Die Kritik folgte prompt – sowohl aus den eigenen Reihen als auch vom sozialdemokratischen Koalitionspartner, aus der Opposition, von Studierendenvertretungen und aus der Wirtschaft. „Allgemeine Studiengebühren für Nicht-EU-Bürger wird es in Baden-Württemberg nicht geben“, stellte SPD-Fraktionschef Claus Schmiedel fest. Die Landesstudierendenvertretung bezeichnete Studiengebühren für ausländische Studierende als unsozial, diskriminierend und imageschädlich für Baden-Württemberg.
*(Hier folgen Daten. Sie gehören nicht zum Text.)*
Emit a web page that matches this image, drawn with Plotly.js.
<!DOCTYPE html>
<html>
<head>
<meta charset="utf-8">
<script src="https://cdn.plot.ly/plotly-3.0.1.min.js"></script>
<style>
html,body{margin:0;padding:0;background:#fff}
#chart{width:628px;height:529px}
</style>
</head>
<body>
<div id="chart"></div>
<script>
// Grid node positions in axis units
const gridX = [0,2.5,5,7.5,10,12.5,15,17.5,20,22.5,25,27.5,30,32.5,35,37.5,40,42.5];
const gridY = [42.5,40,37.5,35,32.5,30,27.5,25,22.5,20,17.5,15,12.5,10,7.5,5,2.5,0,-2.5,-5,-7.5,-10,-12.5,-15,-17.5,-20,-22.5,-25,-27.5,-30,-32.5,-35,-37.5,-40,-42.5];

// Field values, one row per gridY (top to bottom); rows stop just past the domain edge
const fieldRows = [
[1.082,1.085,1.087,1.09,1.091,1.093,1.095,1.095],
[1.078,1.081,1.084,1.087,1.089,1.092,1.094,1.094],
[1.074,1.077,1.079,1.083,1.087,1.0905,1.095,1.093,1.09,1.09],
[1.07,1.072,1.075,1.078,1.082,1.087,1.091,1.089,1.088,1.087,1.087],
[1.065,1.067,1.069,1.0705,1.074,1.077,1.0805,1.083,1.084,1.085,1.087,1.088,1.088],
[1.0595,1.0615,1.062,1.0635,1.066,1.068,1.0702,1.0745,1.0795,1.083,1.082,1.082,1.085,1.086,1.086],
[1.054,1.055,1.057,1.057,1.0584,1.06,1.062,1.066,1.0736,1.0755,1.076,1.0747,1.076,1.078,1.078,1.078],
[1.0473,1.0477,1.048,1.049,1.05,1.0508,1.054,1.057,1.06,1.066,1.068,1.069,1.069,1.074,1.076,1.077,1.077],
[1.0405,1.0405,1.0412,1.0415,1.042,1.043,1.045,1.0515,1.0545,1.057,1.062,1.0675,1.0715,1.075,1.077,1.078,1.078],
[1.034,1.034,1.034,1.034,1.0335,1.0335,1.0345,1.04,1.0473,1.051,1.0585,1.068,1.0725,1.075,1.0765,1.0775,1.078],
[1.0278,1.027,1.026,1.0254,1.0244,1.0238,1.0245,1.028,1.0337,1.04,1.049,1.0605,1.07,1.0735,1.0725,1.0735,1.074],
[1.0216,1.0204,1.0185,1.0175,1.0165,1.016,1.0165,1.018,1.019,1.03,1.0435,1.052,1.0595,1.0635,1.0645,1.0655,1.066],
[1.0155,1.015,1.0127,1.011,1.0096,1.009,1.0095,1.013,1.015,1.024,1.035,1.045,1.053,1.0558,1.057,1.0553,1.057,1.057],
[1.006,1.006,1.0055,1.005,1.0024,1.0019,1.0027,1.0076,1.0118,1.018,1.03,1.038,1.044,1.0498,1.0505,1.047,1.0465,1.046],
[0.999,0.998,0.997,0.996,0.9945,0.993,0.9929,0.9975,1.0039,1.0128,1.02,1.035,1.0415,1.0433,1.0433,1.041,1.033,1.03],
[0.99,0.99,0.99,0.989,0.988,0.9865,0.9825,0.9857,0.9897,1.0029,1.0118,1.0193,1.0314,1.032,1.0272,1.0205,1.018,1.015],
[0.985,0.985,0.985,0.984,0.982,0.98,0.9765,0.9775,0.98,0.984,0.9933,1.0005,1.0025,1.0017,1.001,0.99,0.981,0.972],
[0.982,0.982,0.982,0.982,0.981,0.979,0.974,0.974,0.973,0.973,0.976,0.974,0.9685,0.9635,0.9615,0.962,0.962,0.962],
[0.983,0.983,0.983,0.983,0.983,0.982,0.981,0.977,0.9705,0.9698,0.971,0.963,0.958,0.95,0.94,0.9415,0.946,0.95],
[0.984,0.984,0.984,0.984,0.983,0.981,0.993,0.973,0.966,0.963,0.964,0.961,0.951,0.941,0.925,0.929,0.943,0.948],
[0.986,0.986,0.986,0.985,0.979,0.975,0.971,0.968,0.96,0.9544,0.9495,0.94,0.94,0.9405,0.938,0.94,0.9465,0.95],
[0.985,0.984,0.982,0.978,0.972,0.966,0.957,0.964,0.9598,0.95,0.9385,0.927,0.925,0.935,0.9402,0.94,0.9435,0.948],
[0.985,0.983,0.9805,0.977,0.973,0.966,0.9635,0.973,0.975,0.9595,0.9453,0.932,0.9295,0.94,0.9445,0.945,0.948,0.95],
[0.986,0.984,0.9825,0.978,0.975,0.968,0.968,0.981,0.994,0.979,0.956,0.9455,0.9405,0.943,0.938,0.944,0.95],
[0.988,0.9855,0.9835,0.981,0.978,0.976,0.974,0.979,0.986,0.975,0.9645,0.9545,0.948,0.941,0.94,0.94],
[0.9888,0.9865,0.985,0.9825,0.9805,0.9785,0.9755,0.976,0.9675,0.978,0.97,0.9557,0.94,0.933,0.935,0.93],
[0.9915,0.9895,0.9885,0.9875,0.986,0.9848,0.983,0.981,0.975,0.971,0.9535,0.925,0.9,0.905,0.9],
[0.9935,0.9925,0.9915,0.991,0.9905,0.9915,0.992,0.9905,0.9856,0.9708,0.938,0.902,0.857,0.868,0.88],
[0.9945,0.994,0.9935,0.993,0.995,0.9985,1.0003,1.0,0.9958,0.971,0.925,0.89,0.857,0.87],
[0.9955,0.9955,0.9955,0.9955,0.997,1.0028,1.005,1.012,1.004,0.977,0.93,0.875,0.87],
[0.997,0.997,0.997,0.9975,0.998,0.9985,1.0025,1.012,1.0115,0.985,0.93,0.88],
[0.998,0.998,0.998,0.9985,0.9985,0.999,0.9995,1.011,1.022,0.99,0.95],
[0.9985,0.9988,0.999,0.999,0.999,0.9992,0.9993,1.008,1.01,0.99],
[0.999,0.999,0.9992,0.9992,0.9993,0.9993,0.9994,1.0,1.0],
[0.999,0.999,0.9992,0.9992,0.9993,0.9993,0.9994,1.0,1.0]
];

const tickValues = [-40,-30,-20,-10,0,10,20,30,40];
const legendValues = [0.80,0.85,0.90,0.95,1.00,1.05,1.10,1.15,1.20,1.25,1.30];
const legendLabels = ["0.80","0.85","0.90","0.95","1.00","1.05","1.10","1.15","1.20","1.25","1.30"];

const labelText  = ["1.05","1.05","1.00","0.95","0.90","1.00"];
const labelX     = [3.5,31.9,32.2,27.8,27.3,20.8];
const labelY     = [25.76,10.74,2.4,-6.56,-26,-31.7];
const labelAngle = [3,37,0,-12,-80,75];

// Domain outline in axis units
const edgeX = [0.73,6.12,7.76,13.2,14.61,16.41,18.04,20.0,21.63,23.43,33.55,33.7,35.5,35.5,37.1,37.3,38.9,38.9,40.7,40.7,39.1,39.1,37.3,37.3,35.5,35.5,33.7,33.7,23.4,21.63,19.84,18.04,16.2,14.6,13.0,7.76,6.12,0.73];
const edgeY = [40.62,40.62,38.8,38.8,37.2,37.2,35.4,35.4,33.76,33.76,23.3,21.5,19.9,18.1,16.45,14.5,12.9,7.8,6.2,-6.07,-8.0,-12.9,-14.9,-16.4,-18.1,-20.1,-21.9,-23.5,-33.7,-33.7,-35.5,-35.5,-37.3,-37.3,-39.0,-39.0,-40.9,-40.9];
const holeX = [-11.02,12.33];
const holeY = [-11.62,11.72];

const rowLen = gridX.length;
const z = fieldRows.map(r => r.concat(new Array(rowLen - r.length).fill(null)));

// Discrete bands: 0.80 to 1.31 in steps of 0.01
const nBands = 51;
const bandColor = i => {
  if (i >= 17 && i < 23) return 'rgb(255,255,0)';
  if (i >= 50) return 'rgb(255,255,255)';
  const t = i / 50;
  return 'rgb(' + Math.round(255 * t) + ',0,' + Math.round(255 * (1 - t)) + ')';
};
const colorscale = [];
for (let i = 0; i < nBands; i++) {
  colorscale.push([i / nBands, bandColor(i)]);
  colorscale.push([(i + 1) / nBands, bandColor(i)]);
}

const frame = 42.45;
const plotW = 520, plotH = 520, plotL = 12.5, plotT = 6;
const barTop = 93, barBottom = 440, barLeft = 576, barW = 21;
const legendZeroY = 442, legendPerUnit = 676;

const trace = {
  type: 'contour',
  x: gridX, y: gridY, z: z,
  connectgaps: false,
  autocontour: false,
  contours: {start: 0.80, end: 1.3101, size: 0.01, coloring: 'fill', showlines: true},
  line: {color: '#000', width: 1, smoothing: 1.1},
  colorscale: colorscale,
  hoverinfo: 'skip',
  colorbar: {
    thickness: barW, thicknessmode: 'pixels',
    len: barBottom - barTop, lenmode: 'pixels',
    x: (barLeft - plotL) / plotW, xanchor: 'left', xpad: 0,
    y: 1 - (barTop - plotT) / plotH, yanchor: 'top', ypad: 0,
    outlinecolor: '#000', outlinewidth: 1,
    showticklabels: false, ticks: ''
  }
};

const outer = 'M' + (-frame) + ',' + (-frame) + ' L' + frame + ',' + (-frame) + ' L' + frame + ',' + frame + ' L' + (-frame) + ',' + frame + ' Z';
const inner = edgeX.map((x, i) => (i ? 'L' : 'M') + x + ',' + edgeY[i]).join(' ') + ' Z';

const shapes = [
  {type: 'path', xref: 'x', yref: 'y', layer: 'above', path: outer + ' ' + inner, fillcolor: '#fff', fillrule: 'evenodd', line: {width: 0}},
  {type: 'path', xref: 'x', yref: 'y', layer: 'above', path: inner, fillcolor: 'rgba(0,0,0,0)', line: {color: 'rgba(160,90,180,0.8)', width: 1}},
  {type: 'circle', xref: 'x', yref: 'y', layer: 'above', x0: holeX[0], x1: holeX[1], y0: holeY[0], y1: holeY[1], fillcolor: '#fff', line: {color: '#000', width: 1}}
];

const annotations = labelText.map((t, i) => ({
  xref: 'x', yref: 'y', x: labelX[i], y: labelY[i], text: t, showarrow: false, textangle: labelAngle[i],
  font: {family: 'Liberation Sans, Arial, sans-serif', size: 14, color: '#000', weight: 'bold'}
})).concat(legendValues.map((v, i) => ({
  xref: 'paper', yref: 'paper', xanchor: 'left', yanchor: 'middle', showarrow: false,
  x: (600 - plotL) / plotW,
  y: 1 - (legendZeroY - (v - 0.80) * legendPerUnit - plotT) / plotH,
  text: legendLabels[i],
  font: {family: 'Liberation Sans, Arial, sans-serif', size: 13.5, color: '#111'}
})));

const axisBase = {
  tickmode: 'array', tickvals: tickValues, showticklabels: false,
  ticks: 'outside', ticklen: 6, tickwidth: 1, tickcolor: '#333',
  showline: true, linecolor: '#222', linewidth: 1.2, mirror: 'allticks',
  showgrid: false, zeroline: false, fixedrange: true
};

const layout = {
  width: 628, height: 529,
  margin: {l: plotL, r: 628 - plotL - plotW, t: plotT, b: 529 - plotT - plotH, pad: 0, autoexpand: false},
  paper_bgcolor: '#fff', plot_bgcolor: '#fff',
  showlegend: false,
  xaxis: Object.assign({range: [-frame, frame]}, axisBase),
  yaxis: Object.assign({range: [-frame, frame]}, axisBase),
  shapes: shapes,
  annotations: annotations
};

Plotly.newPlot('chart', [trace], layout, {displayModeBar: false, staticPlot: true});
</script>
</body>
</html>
Nach der Regierungsübernahme 2011 hatte die grün-rote Landesregierung die unter Schwarz-Gelb eingeführten allgemeinen Studiengebühren in Baden-Württemberg wieder abgeschafft. Die Möglichkeit, Studiengebühren von ausländischen Studierenden zu verlangen, wird den Hochschulen bundesweit sonst nur in Sachsen eingeräumt. Bislang macht dort allerdings nur die Musikhochschule Leipzig von der Regelung Gebrauch. (tm)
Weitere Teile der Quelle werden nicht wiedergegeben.